MIDDLE RING. Some Victorian terraces of character will be restored to provide town houses for those wishing to avoid rush-hour commuting. More small flats and dwellings will be crammed onto sites near the centre. Multi-storey Comprehensive Schools will be inevitable due to the paucity of sites. Redevelopment will continue, but perhaps more slowly when all present designated areas are rebuilt or restored. Whatever the decision about throughways, radials and circular routes will be much more restricted, many access streets being blocked off: tidal flows will be in force, and right turns permitted at few junctions. Street parking will be largely forbidden. Small shops will continue to decline, despite the reviving of moribund shopping streets by Asian immigrants. Wherever redevelopment takes place the new structures will house more people than those they replace, whereas the aim hitherto has been to house half as many as were displaced. Multi-storey car-parks will be built near the radials.

OUTER RING. There will be little redevelopment but much infilling. Private sports grounds will be sold and overbuilt.
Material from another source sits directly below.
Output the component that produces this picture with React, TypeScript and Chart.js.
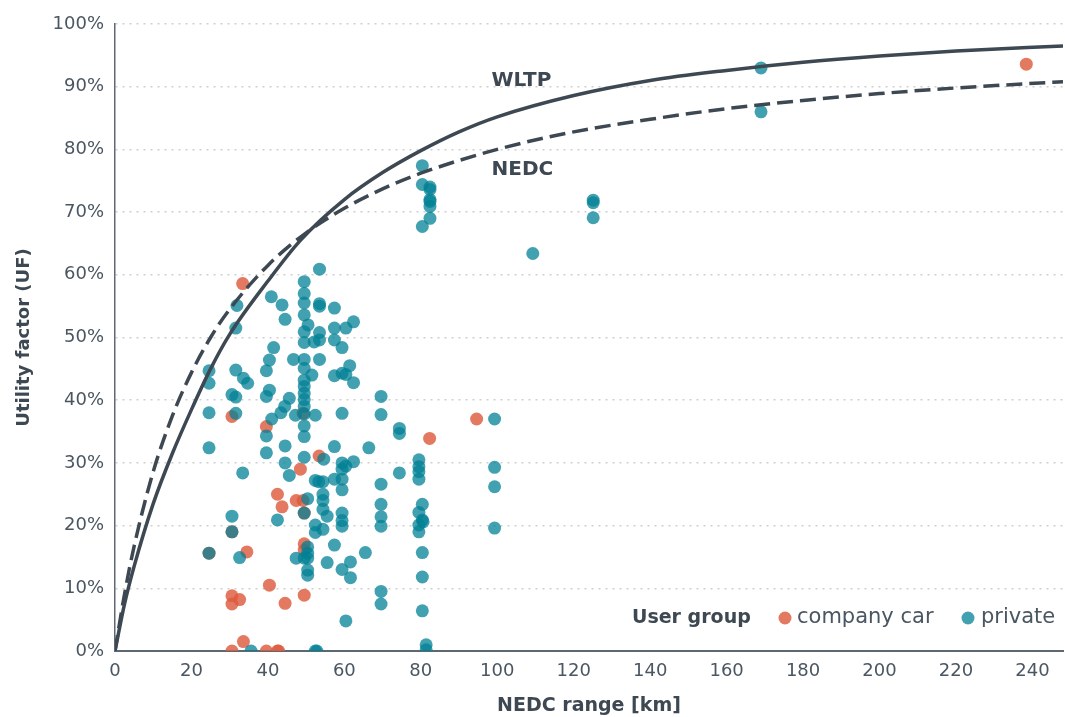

Pressure to build on parks will be strong, when the last little pieces of land have been used for private or public building. There will be some road improvement, notably the Outer Ring Road, which may bypass old centres where junctions are specially awkward. Public transport may be rail-based much more than now: overhead or tube railways may yet be provided, especially for the south-west-north-east diagonal route. A fast route to Elmdon Airport may be tube, monorail, or helicopter: a heliport has been suggested for a canopied St. Andrew's stadium in Bordesley. Parkways, connecting valleys and providing green ribbons about the City, with lakes both for amenity and flood control will be well advanced, but the central rivers will not be pleasantly rural for many years. Long-term proposals for development are based on the principle of relatively high-density areas in the outer suburbs, well separated from each other, clustered about high-speed public transport routes to the centre.

These are predictions based on present trends and published plans. But if conditions of life in Birmingham change as much during the next decades as during the past two, they may require drastic revision to remain reasonable.